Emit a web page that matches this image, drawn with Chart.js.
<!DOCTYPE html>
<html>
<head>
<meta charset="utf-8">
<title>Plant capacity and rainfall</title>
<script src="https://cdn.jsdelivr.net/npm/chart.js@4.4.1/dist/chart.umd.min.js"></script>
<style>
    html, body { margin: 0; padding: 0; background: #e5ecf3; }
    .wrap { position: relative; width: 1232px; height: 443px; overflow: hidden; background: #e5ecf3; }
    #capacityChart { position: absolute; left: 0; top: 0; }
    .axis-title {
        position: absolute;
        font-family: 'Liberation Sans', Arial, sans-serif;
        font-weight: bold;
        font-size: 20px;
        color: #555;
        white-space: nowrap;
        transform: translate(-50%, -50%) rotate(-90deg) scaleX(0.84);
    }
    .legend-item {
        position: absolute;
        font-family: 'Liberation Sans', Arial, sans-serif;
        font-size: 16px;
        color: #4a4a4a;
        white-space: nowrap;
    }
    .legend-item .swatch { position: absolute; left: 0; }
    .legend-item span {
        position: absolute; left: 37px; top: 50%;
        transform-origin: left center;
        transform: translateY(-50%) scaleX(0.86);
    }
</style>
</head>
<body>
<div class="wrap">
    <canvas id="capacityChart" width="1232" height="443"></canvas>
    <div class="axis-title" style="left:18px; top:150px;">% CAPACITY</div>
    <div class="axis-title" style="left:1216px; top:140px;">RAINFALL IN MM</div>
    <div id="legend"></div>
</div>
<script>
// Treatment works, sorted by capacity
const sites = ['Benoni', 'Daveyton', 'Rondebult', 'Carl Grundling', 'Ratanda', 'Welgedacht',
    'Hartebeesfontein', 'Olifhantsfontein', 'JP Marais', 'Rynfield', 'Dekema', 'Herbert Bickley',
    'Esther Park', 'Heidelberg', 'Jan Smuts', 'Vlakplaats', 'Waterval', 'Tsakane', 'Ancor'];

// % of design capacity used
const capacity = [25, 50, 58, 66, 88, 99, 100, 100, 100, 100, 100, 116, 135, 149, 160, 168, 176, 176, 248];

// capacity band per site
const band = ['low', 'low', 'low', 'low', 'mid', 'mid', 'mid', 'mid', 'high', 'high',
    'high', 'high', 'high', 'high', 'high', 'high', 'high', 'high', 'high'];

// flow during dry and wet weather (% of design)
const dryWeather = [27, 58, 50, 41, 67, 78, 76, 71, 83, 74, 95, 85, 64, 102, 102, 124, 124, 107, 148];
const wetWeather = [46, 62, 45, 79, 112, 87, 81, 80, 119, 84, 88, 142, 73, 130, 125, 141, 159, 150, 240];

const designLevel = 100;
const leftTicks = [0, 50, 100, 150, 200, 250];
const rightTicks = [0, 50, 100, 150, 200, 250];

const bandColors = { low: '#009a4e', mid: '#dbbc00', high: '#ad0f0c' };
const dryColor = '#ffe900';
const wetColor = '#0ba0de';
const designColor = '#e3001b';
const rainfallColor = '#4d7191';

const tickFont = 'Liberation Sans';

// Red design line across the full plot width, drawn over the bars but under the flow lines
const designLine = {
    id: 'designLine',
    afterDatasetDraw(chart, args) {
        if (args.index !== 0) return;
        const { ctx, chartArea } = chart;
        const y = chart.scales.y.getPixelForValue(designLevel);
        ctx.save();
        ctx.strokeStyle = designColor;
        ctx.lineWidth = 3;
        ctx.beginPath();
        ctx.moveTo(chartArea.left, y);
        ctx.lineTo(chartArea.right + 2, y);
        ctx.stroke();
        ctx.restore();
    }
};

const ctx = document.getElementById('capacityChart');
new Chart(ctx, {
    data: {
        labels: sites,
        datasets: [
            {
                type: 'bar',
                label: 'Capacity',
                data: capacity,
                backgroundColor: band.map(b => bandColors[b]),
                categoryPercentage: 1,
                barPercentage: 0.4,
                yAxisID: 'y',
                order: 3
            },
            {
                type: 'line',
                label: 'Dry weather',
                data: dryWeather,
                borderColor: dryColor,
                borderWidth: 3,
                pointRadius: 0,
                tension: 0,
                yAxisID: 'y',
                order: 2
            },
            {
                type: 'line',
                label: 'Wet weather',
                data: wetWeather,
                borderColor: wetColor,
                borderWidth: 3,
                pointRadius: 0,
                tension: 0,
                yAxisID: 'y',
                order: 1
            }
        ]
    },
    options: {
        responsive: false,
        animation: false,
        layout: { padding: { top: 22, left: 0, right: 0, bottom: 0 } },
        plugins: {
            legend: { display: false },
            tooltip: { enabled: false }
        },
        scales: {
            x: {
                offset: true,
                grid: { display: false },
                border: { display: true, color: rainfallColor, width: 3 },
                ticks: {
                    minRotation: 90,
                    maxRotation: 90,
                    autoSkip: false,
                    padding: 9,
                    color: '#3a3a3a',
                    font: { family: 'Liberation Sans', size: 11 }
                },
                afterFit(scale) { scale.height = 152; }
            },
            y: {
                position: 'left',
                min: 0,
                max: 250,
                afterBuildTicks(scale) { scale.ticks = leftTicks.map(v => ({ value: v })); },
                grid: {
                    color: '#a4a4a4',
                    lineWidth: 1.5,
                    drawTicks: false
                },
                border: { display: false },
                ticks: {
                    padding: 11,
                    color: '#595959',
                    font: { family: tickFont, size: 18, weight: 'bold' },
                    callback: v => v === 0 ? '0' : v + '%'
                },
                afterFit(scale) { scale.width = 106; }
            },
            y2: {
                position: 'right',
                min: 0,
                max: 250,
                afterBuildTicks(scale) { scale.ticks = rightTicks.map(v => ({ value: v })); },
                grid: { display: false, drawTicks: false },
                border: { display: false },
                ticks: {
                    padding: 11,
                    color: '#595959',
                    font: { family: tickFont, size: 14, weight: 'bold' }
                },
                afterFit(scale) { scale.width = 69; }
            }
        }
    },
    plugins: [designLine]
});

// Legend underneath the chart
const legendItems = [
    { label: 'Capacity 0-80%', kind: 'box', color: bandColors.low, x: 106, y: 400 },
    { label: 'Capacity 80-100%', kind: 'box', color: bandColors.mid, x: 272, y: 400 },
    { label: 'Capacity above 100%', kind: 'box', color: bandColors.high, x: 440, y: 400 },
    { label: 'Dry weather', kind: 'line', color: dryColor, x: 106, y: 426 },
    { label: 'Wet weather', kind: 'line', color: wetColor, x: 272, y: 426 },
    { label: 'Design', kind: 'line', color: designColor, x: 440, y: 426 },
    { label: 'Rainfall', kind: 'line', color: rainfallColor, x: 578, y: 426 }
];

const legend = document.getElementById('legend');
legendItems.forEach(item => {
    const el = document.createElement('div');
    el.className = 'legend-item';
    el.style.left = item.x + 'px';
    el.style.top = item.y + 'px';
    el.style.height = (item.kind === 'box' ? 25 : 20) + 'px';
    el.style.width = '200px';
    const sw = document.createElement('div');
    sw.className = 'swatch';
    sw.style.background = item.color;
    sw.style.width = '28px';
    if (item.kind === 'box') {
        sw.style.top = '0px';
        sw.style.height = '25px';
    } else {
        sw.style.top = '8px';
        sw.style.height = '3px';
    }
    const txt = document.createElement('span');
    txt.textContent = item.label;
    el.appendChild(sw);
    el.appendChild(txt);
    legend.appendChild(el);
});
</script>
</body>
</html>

:: Your objective ::
Determine how many lines in the listing above hold the string "drawn", then write only the number.

:: Solution to the exercise ::
2